How do we “directly” show that the cofinite space $\Bbb N$ is not weak-Hausdorff?

Question

Let $\Bbb N$ be equipped with the cofinite topology: call this space $X$.

Definition: a topological space $Y$ is weak-Hausdorff (WH) iff. for every compact Hausdorff space $K$ and continuous $\nu:K\to Y$, $\nu(K)$ is closed in $Y$.

This is quite a mysterious property (in my opinion) which seems hard to verify in general. But we are lucky here: unless I’m crazy, $X$ is in fact a compact space and as such it is compactly generated (CG):

Definition: a space $Y$ is compactly generated iff. a $U\subseteq Y$ is closed iff. for all compact Hausdorff spaces $K$ and continuous $\nu:K\to Y$, $\nu^{-1}(U)$ is closed in $K$ (this property of such $U$ is called “$k$-closed”.)

And it turns out that, given a CG space $Y$, we can canonically produce a (CG)WH space from $Y$ using the weak-Hausdorffification functor:

Let $q:\mathsf{CG}\to\mathsf{CGWH}$ be the weak-Hausdorffification. That is, for a space $Y$, let $R\subseteq Y\times Y$ be the minimal closed equivalence relation. Note: $Y\times Y$ is here given the product topology of the category $\mathsf{CG}$, i.e. we have “$k$-ified” the usual product by adjoining all complements of $k$-closed sets to the topology. $R$ induces a relation $\sim$ on $Y$: define $q(Y)$ to be the quotient space $Y/_{\sim}$. It can be shown that $q(Y)$ is indeed always a WH space on the proviso $Y$ is CG (and it can be shown that $q$ is functorial).

We know $X\times X$ is compact, hence CG, and by the tube lemmas we know both projections $\pi_{1,2}:X\times X\to X$ are closed maps. To compute $q(X)$, I note that $X\times X$ is its own $k$-ification and accordingly we only seek closed equivalences $E$ to be closed in the usual product topology. $\pi_{1,2}(E)$ must also be closed in $X$, which is true iff. $E$’s projections are finite sets, or the whole space. But $E$ must contain $(x,x)$ for $x\in X$ and its projections cannot be finite. Therefore, the only such $E$ is $X\times X$. We conclude that $q(X)$ is the one-point space: in particular, $q(X)\neq X$. Because it can be shown that $q(Y)=Y$ for any CGWH space $Y$, this is proof that $X$ is not a weak-Hausdorff space.

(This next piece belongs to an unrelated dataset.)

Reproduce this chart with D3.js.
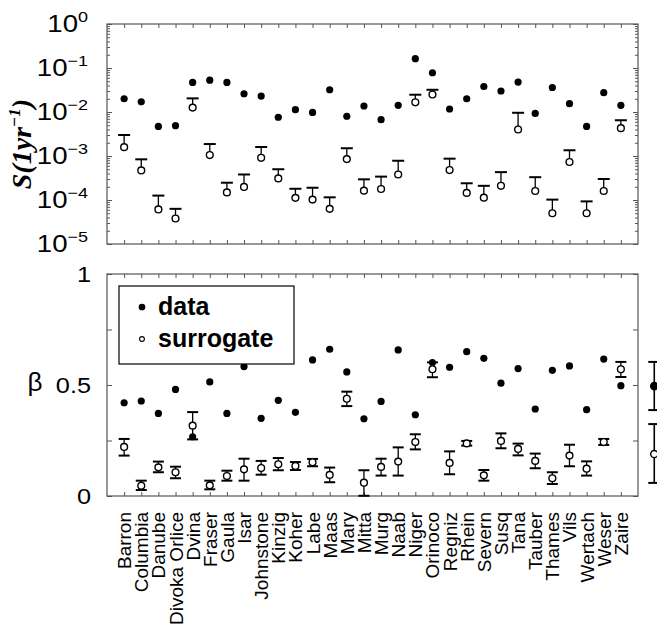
<!DOCTYPE html>
<html><head><meta charset="utf-8">
<script src="https://cdn.jsdelivr.net/npm/d3@7"></script>
<style>body{margin:0;background:#fff}svg{display:block}</style>
</head><body>
<script>
// ---------- data ----------
const rivers = ["Barron","Columbia","Danube","Divoka Orlice","Dvina","Fraser","Gaula","Isar","Johnstone","Kinzig","Koher","Labe","Maas","Mary","Mitta","Murg","Naab","Niger","Orinoco","Regniz","Rhein","Severn","Susq","Tana","Tauber","Thames","Vils","Wertach","Weser","Zaire"];
const sData = [0.020,0.017,0.0047,0.0049,0.047,0.053,0.047,0.026,0.023,0.0076,0.0113,0.0098,0.032,0.0080,0.0137,0.0067,0.0142,0.163,0.078,0.0117,0.020,0.038,0.030,0.048,0.0093,0.036,0.0155,0.0047,0.0275,0.0142];
const sSurr = [0.00159,0.00047,6.1e-5,3.8e-5,0.0126,0.00105,1.49e-4,1.98e-4,9.1e-4,3.1e-4,1.12e-4,1.02e-4,6.3e-5,8.5e-4,1.63e-4,1.78e-4,3.8e-4,0.0166,0.025,4.8e-4,1.45e-4,1.13e-4,2.1e-4,0.0040,1.6e-4,5.0e-5,7.3e-4,5.0e-5,1.6e-4,0.0043];
const sSurrUpper = [0.0030,0.00084,1.26e-4,6.3e-5,0.0204,0.00187,2.47e-4,3.8e-4,1.6e-3,5.0e-4,1.8e-4,1.9e-4,1.15e-4,1.5e-3,2.95e-4,3.4e-4,7.8e-4,0.0247,0.032,8.7e-4,2.4e-4,2.1e-4,4.3e-4,0.0096,3.3e-4,1.02e-4,1.35e-3,9.3e-5,3.0e-4,0.0065];
const betaData = [0.420,0.428,0.372,0.480,0.267,0.514,0.372,0.583,0.350,0.431,0.377,0.613,0.661,0.559,0.348,0.426,0.658,0.366,0.601,0.580,0.650,0.620,0.508,0.574,0.392,0.566,0.586,0.389,0.617,0.497];
const betaSurr = [0.221,0.046,0.129,0.107,0.317,0.048,0.090,0.120,0.126,0.143,0.135,0.152,0.095,0.438,0.060,0.131,0.155,0.243,0.571,0.149,0.237,0.093,0.248,0.212,0.158,0.080,0.182,0.123,0.243,0.571];
const betaSurrLow = [0.182,0.027,0.107,0.080,0.255,0.030,0.069,0.069,0.096,0.116,0.117,0.134,0.062,0.405,0.001,0.092,0.092,0.210,0.535,0.098,0.227,0.069,0.215,0.183,0.125,0.054,0.134,0.092,0.230,0.536];
const betaSurrHigh = [0.257,0.069,0.155,0.132,0.378,0.069,0.114,0.168,0.158,0.171,0.153,0.167,0.128,0.470,0.116,0.168,0.219,0.278,0.602,0.201,0.248,0.117,0.282,0.236,0.191,0.107,0.231,0.156,0.257,0.604];
const meanBeta = [{kind:"data", v:0.495, lo:0.387, hi:0.604},{kind:"surrogate", v:0.189, lo:0.059, hi:0.324}];
const sTickExps = [0,-1,-2,-3,-4,-5];
const betaTicks = [0,0.25,0.5,0.75,1];
const betaTickLabels = ["0","","0.5","","1"];
const legendLabels = ["data","surrogate"];

// ---------- layout ----------
const W = 657, H = 626;
const L = 107, R = 638;
const topT = 24, topB = 244, botT = 274, botB = 496;
const frameColor = "#555";

const svg = d3.select("body").append("svg").attr("width", W).attr("height", H)
  .style("font-family", "'Liberation Sans', Arial, sans-serif");

const x = d3.scaleLinear().domain([0, 31]).range([L, R]);
const yS = d3.scaleLog().domain([1e-5, 1]).range([topB, topT]);
const yB = d3.scaleLinear().domain([0, 1]).range([botB, botT]);
const idx = d3.range(1, 31);

function styleAxis(g){
  g.select(".domain").remove();
  g.selectAll(".tick line").attr("stroke", frameColor).attr("stroke-width", 1);
  g.selectAll(".tick text").remove();
}

// ---------- top panel ----------
const gTop = svg.append("g");
gTop.append("g").attr("transform", `translate(0,${topT})`).call(d3.axisTop(x).tickValues(idx).tickSize(-4).tickFormat("")).call(styleAxis);
gTop.append("g").attr("transform", `translate(0,${topB})`).call(d3.axisBottom(x).tickValues(idx).tickSize(-4).tickFormat("")).call(styleAxis);
const decades = sTickExps.map(e => Math.pow(10, e));
const minors = [];
for (let e = -5; e < 0; e++) for (let m = 2; m <= 9; m++) minors.push(m * Math.pow(10, e));
[[d3.axisLeft, L],[d3.axisRight, R]].forEach(([ax, px]) => {
  gTop.append("g").attr("transform", `translate(${px},0)`).call(ax(yS).tickValues(decades).tickSize(-5).tickFormat("")).call(styleAxis);
  gTop.append("g").attr("transform", `translate(${px},0)`).call(ax(yS).tickValues(minors).tickSize(-3).tickFormat("")).call(styleAxis);
});
gTop.append("rect").attr("x", L).attr("y", topT).attr("width", R - L).attr("height", topB - topT)
  .attr("fill", "none").attr("stroke", frameColor).attr("stroke-width", 1.2);

// y tick labels (10^n)
sTickExps.forEach(e => {
  const t = gTop.append("text").attr("x", 0).attr("y", 0)
    .attr("transform", `translate(88,${yS(Math.pow(10, e)) + 8}) scale(1.2,1)`)
    .attr("text-anchor", "end").attr("font-size", 23).attr("fill", "#000");
  t.append("tspan").text("10");
  t.append("tspan").attr("dy", -10).attr("font-size", 15).text(e === 0 ? "0" : "\u2212" + Math.abs(e));
});

// y label
const yl = svg.append("text").attr("transform", `translate(31,144) rotate(-90)`)
  .attr("text-anchor", "middle").attr("font-family", "'Liberation Serif', 'Times New Roman', serif")
  .attr("font-weight", "bold").attr("font-style", "italic").attr("font-size", 28).attr("fill", "#000");
yl.append("tspan").text("S(1yr");
yl.append("tspan").attr("dy", -11).attr("font-size", 17).text("\u22121");
yl.append("tspan").attr("dy", 11).text(")");

// surrogate error bars (upper only)
const capW = 12;
gTop.append("g").selectAll("line.stem").data(idx).join("line")
  .attr("x1", i => x(i)).attr("x2", i => x(i))
  .attr("y1", i => yS(sSurr[i-1])).attr("y2", i => yS(sSurrUpper[i-1]))
  .attr("stroke", "#000").attr("stroke-width", 1.3);
gTop.append("g").selectAll("line.cap").data(idx).join("line")
  .attr("x1", i => x(i) - capW/2).attr("x2", i => x(i) + capW/2)
  .attr("y1", i => yS(sSurrUpper[i-1])).attr("y2", i => yS(sSurrUpper[i-1]))
  .attr("stroke", "#000").attr("stroke-width", 2);
gTop.append("g").selectAll("circle").data(idx).join("circle")
  .attr("cx", i => x(i)).attr("cy", i => yS(sSurr[i-1])).attr("r", 3.4)
  .attr("fill", "#fff").attr("stroke", "#000").attr("stroke-width", 1.4);
gTop.append("g").selectAll("circle").data(idx).join("circle")
  .attr("cx", i => x(i)).attr("cy", i => yS(sData[i-1])).attr("r", 3.6).attr("fill", "#000");

// ---------- bottom panel ----------
const gBot = svg.append("g");
gBot.append("g").attr("transform", `translate(0,${botT})`).call(d3.axisTop(x).tickValues(idx).tickSize(-4).tickFormat("")).call(styleAxis);
gBot.append("g").attr("transform", `translate(0,${botB})`).call(d3.axisBottom(x).tickValues(idx).tickSize(-4).tickFormat("")).call(styleAxis);
gBot.append("g").attr("transform", `translate(${L},0)`).call(d3.axisLeft(yB).tickValues(betaTicks).tickSize(-5).tickFormat("")).call(styleAxis);
gBot.append("g").attr("transform", `translate(${R},0)`).call(d3.axisRight(yB).tickValues(betaTicks).tickSize(-5).tickFormat("")).call(styleAxis);
gBot.append("rect").attr("x", L).attr("y", botT).attr("width", R - L).attr("height", botB - botT)
  .attr("fill", "none").attr("stroke", frameColor).attr("stroke-width", 1.2);

betaTicks.forEach((v, k) => {
  if (!betaTickLabels[k]) return;
  gBot.append("text").attr("transform", `translate(91,${yB(v) + 8}) scale(1.15,1)`)
    .attr("text-anchor", "end").attr("font-size", 22).attr("fill", "#000").text(betaTickLabels[k]);
});
svg.append("text").attr("x", 35).attr("y", yB(0.5) + 6).attr("text-anchor", "middle")
  .attr("font-size", 26).attr("fill", "#000").text("\u03B2");

// x labels
gBot.append("g").selectAll("text").data(idx).join("text")
  .attr("transform", i => `translate(${x(i) + 7},512) rotate(-90)`)
  .attr("text-anchor", "end").attr("font-size", 19).attr("fill", "#000")
  .text(i => rivers[i-1]);

const capB = 11;
function errBar(g, cx, lo, hi){
  g.append("line").attr("x1", cx).attr("x2", cx).attr("y1", yB(lo)).attr("y2", yB(hi)).attr("stroke", "#000").attr("stroke-width", 1.3);
  [lo, hi].forEach(v => g.append("line").attr("x1", cx - capB/2).attr("x2", cx + capB/2).attr("y1", yB(v)).attr("y2", yB(v)).attr("stroke", "#000").attr("stroke-width", 2));
}
const gErr = gBot.append("g");
idx.forEach(i => errBar(gErr, x(i), betaSurrLow[i-1], betaSurrHigh[i-1]));
gBot.append("g").selectAll("circle").data(idx).join("circle")
  .attr("cx", i => x(i)).attr("cy", i => yB(betaData[i-1])).attr("r", 3.6).attr("fill", "#000");
gBot.append("g").selectAll("circle").data(idx).join("circle")
  .attr("cx", i => x(i)).attr("cy", i => yB(betaSurr[i-1])).attr("r", 3.4)
  .attr("fill", "#fff").attr("stroke", "#000").attr("stroke-width", 1.4);

// mean markers outside the frame
const gMean = gBot.append("g");
meanBeta.forEach(m => {
  const cx = x(31.95);
  gMean.append("line").attr("x1", cx).attr("x2", cx).attr("y1", yB(m.lo)).attr("y2", yB(m.hi)).attr("stroke", "#000").attr("stroke-width", 1.6);
  [m.lo, m.hi].forEach(v => gMean.append("line").attr("x1", cx - 6).attr("x2", cx + 6).attr("y1", yB(v)).attr("y2", yB(v)).attr("stroke", "#000").attr("stroke-width", 2));
  gMean.append("circle").attr("cx", cx).attr("cy", yB(m.v)).attr("r", 3.6)
    .attr("fill", m.kind === "data" ? "#000" : "#fff").attr("stroke", "#000").attr("stroke-width", 1.4);
});

// legend
const lg = gBot.append("g");
lg.append("rect").attr("x", 119).attr("y", 286).attr("width", 175).attr("height", 78)
  .attr("fill", "#fff").attr("stroke", "#000").attr("stroke-width", 1.2);
legendLabels.forEach((lab, k) => {
  const cy = 307 + k * 32;
  lg.append("circle").attr("cx", 142).attr("cy", cy).attr("r", k === 0 ? 2.8 : 2.4)
    .attr("fill", k === 0 ? "#000" : "#fff").attr("stroke", "#000").attr("stroke-width", 1.1);
  lg.append("text").attr("x", 158).attr("y", cy + 8).attr("font-size", 25).attr("font-weight", "bold")
    .attr("fill", "#000").text(lab);
});
</script>
</body></html>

The question. The above proof is quite abstract. Is it possible to exhibit a counterexample, i.e. to find a compact Hausdorff $K$ and a continuous $\nu:K\to X$ with $\nu(K)$ not closed? Such a $K$ would have to be infinite. The only nice infinite compact spaces that come to mind are the friendly and familiar compact Euclidean subspaces, but as the only continuous functions $\nu:[0,1]\to X$ are constant these examples don’t do the job. Indeed, no continuum $K$ has any non-constant map to $X$: any counterexample is necessarily disconnected. In fact, any counterexample must be totally disconnected, I’m fairly certain (I use the Sierpinski continuum theorem). We also can’t fiddle with the Stone-Čech compactification $\beta\Bbb N$ for examples since $X$ is certainly not Hausdorff, so the universal property can’t be exploited.

Moreover, I actually started writing this question under the belief $X$ is WH. I thought I’d found a good example of a not-Hausdorff-yet-WH space; sadly not. Could someone point me to nice examples of the above? Thanks.

Answer 1

Let $K=\mathbb N\cup\{\infty\}$ be the one-point compactification of $\mathbb N$ equipped with discrete topology, and let $\nu:K\to X$ be any injection. Then $X$ will be continuous - indeed, by injectivity the preimage of any cofinite subset will be cofinite, and all cofinite subsets of $K$ are open. But we can easily set $\nu$ up so that $\nu(K)$ is not closed - just inject it onto a proper subset of $X$.